*WHAT THE TASK REQUIRES*
Find every line of the listing below where "this" appears, and copy it.

*EXTRACTED ENTRIES*
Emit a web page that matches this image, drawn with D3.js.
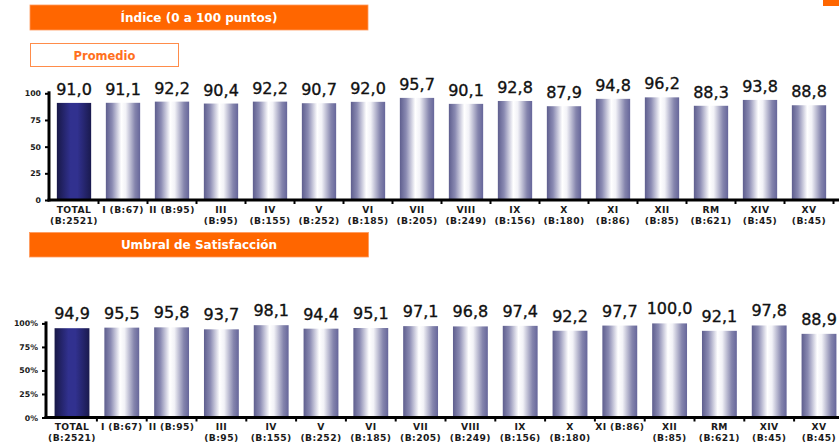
<!DOCTYPE html>
<html>
<head>
<meta charset="utf-8">
<script src="https://cdn.jsdelivr.net/npm/d3@7/dist/d3.min.js"></script>
<style>
  html, body { margin: 0; padding: 0; background: #ffffff; }
  svg { display: block; font-family: "DejaVu Sans", Verdana, sans-serif; }
</style>
</head>
<body>
<svg id="chart" width="839" height="447"></svg>
<script>
// Regions with their sample bases (line breaks where the label wraps)
const categoriesIndice = [
  "TOTAL\n(B:2521)", "I (B:67)", "II (B:95)", "III\n(B:95)", "IV\n(B:155)", "V\n(B:252)",
  "VI\n(B:185)", "VII\n(B:205)", "VIII\n(B:249)", "IX\n(B:156)", "X\n(B:180)", "XI\n(B:86)",
  "XII\n(B:85)", "RM\n(B:621)", "XIV\n(B:45)", "XV\n(B:45)"
];
const categoriesUmbral = [
  "TOTAL\n(B:2521)", "I (B:67)", "II (B:95)", "III\n(B:95)", "IV\n(B:155)", "V\n(B:252)",
  "VI\n(B:185)", "VII\n(B:205)", "VIII\n(B:249)", "IX\n(B:156)", "X\n(B:180)", "XI (B:86)",
  "XII\n(B:85)", "RM\n(B:621)", "XIV\n(B:45)", "XV\n(B:45)"
];

// Promedio del índice (0 a 100 puntos)
const promedio = [91.0, 91.1, 92.2, 90.4, 92.2, 90.7, 92.0, 95.7, 90.1, 92.8, 87.9, 94.8, 96.2, 88.3, 93.8, 88.8];
// Umbral de satisfacción (%)
const umbral = [94.9, 95.5, 95.8, 93.7, 98.1, 94.4, 95.1, 97.1, 96.8, 97.4, 92.2, 97.7, 100.0, 92.1, 97.8, 88.9];

const ticksIndice = [0, 25, 50, 75, 100];
const ticksUmbral = [0, 25, 50, 75, 100];

const ORANGE = "#ff6600";
const svg = d3.select("#chart");
const fmt = v => d3.format(".1f")(v).replace(".", ",");

// Gradients: cylinder look for the regional bars, deep navy for the total
const defs = svg.append("defs");
const gBar = defs.append("linearGradient").attr("id", "gradBar").attr("x1", "0").attr("x2", "1").attr("y1", "0").attr("y2", "0");
[["0%", "#5e5e8e"], ["18%", "#8a8ab2"], ["45%", "#ffffff"], ["58%", "#f2f2f7"], ["85%", "#8585ad"], ["100%", "#66669a"]]
  .forEach(([o, c]) => gBar.append("stop").attr("offset", o).attr("stop-color", c));
const gTot = defs.append("linearGradient").attr("id", "gradTotal").attr("x1", "0").attr("x2", "1").attr("y1", "0").attr("y2", "0");
[["0%", "#181848"], ["40%", "#31318f"], ["60%", "#31318f"], ["100%", "#1a1a4e"]]
  .forEach(([o, c]) => gTot.append("stop").attr("offset", o).attr("stop-color", c));

// Header boxes
function filledHeader(x, y, w, h, label) {
  svg.append("rect").attr("x", x).attr("y", y).attr("width", w).attr("height", h)
    .attr("fill", ORANGE).attr("stroke", "#ff9a5c").attr("stroke-width", 0.8);
  svg.append("text").attr("x", x + w / 2).attr("y", y + h / 2 + 4.3)
    .attr("text-anchor", "middle").attr("fill", "#ffffff")
    .attr("font-weight", "bold").attr("font-size", 12).text(label);
}
filledHeader(30, 5, 338, 25, "Índice (0 a 100 puntos)");
filledHeader(29.5, 232.5, 339, 24.5, "Umbral de Satisfacción");

svg.append("rect").attr("x", 30.5).attr("y", 43.5).attr("width", 148).attr("height", 23)
  .attr("fill", "#ffffff").attr("stroke", "#ff8c4a").attr("stroke-width", 1);
svg.append("text").attr("x", 104.5).attr("y", 59.5).attr("text-anchor", "middle")
  .attr("fill", "#ff7020").attr("font-weight", "bold").attr("font-size", 11.5).text("Promedio");

// Small tab in the top-right corner
svg.append("rect").attr("x", 823).attr("y", -4).attr("width", 20).attr("height", 10).attr("fill", ORANGE);

function drawPanel(opts) {
  const { cats, values, ticks, x0, x1, yTop, yBase, axisX, tickFmt, labelGap, line1, line2 } = opts;
  const x = d3.scaleBand().domain(cats).range([x0, x1]).paddingInner(0.3).paddingOuter(0.15);
  const y = d3.scaleLinear().domain([0, 100]).range([yBase, yTop]);
  const g = svg.append("g");

  // bars
  g.selectAll("rect.bar").data(values).join("rect")
    .attr("class", "bar")
    .attr("x", (d, i) => x(cats[i]))
    .attr("width", x.bandwidth())
    .attr("y", d => y(d))
    .attr("height", d => y(0) - y(d))
    .attr("fill", (d, i) => i === 0 ? "url(#gradTotal)" : "url(#gradBar)");

  // value labels
  g.selectAll("text.val").data(values).join("text")
    .attr("class", "val")
    .attr("x", (d, i) => x(cats[i]) + x.bandwidth() / 2)
    .attr("y", d => y(d) - labelGap)
    .attr("text-anchor", "middle")
    .attr("font-size", 16).attr("fill", "#111111")
    .attr("stroke", "#111111").attr("stroke-width", 0.35)
    .text(fmt);

  // y axis
  const yAxis = g.append("g").attr("transform", `translate(${axisX},0)`)
    .call(d3.axisLeft(y).tickValues(ticks).tickSize(4).tickPadding(4).tickFormat(tickFmt));
  yAxis.select(".domain").remove();
  yAxis.selectAll(".tick line").attr("stroke", "#000").attr("stroke-width", 2);
  yAxis.selectAll(".tick text").attr("font-size", 7.8).attr("font-weight", "bold")
    .attr("fill", "#1a1a1a").attr("font-family", "'DejaVu Sans', Verdana, sans-serif");
  g.append("line").attr("x1", axisX).attr("x2", axisX).attr("y1", y(100) - 2).attr("y2", yBase + 1.5)
    .attr("stroke", "#000").attr("stroke-width", 3);

  // x axis line and category boundary ticks
  g.append("line").attr("x1", axisX - 1.5).attr("x2", 839).attr("y1", yBase).attr("y2", yBase)
    .attr("stroke", "#000").attr("stroke-width", 3);
  const step = x.step();
  g.selectAll("line.sep").data(d3.range(1, cats.length + 1)).join("line")
    .attr("class", "sep")
    .attr("x1", i => x0 + i * step).attr("x2", i => x0 + i * step)
    .attr("y1", yBase).attr("y2", yBase + 4)
    .attr("stroke", "#000").attr("stroke-width", 2);

  // category labels
  const lab = g.selectAll("text.cat").data(cats).join("text")
    .attr("class", "cat")
    .attr("text-anchor", "middle")
    .attr("font-size", 9.2).attr("letter-spacing", 0.4)
    .attr("font-weight", "bold").attr("fill", "#1a1a1a");
  lab.each(function (c) {
    const lines = c.split("\n");
    const cx = x(c) + x.bandwidth() / 2;
    lines.forEach((t, k) => {
      d3.select(this).append("tspan").attr("x", cx).attr("y", k === 0 ? line1 : line2).text(t);
    });
  });
}

drawPanel({
  cats: categoriesIndice, values: promedio, ticks: ticksIndice,
  x0: 49.5, x1: 833.5, yTop: 93.3, yBase: 200, axisX: 49,
  tickFmt: d => String(d), labelGap: 8, line1: 212.5, line2: 223.5
});

drawPanel({
  cats: categoriesUmbral, values: umbral, ticks: ticksUmbral,
  x0: 47.1, x1: 843.9, yTop: 323.4, yBase: 417.5, axisX: 46,
  tickFmt: d => d + "%", labelGap: 9, line1: 430, line2: 440.5
});
</script>
</body>
</html>
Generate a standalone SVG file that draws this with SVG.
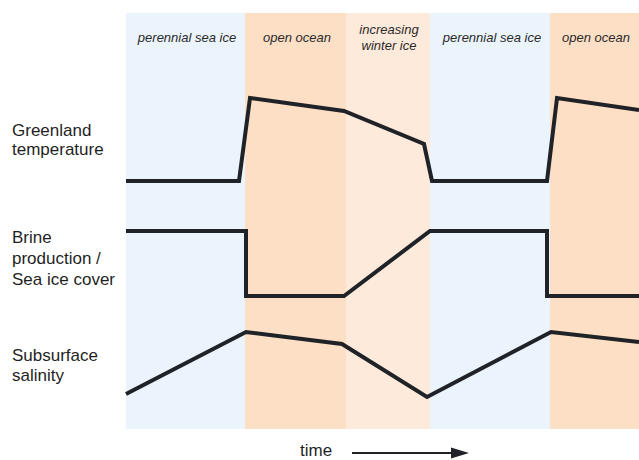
<svg xmlns="http://www.w3.org/2000/svg" width="639" height="460" viewBox="0 0 639 460">
<style>
.ice{fill:#EBF4FC}
.ocean{fill:#FDDFC6}
.winter{fill:#FEEADB}
.band{font-family:"Liberation Sans",Arial,sans-serif;font-style:italic;font-size:13px;fill:#2a2a2a;text-anchor:middle}
.lab{font-family:"Liberation Sans",Arial,sans-serif;font-size:17px;fill:#1f1f1f}
.curve{fill:none;stroke:#1f2328;stroke-width:4;stroke-linejoin:miter}
</style>
<defs>
<marker id="ah" markerWidth="18" markerHeight="12" refX="0" refY="6" orient="auto" markerUnits="userSpaceOnUse">
<polygon points="0,0.5 18,6 0,11.5" fill="#1f2328"/>
</marker>
</defs>
<rect width="639" height="460" fill="#fff"/>
<g id="bands">
<rect class="ice" x="126" y="13" width="119" height="416"/>
<rect class="ocean" x="245" y="13" width="101" height="416"/>
<rect class="winter" x="346" y="13" width="84" height="416"/>
<rect class="ice" x="430" y="13" width="120" height="416"/>
<rect class="ocean" x="550" y="13" width="89" height="416"/>
</g>
<g id="band-labels">
<text class="band" x="187" y="42">perennial sea ice</text>
<text class="band" x="297" y="42">open ocean</text>
<text class="band" x="389" y="34">increasing</text>
<text class="band" x="389" y="50">winter ice</text>
<text class="band" x="492" y="42">perennial sea ice</text>
<text class="band" x="596" y="42">open ocean</text>
</g>
<g id="row-labels">
<text class="lab" x="12" y="136">Greenland</text>
<text class="lab" x="12" y="155">temperature</text>
<text class="lab" x="12" y="243">Brine</text>
<text class="lab" x="12" y="264">production /</text>
<text class="lab" x="12" y="285">Sea ice cover</text>
<text class="lab" x="12" y="361">Subsurface</text>
<text class="lab" x="12" y="381">salinity</text>
</g>
<g id="connectors">
<polyline id="temperature" class="curve" points="126,181 239,181 250,98 344,111 424,144 432,181 547,181 557,98 639,110"/>
<polyline id="brine" class="curve" points="126,231 246,231 246,296 344,296 430,231 547,231 547,296 639,296"/>
<polyline id="salinity" class="curve" points="126,394 246,332 342,344 427,397 551,332 639,342"/>
</g>
<g id="time-axis">
<text class="lab" x="300" y="456">time</text>
<line x1="352" y1="453" x2="451" y2="453" stroke="#1f2328" stroke-width="2" marker-end="url(#ah)"/>
</g>
</svg>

*RESPONSE TO THE TASK*
Emit a web page that matches this image, drawn with D3.js.
      d3.select(this).append("tspan").attr("x", cx).attr("y", k === 0 ? line1 : line2).text(t);
Generate a standalone SVG file that draws this with SVG.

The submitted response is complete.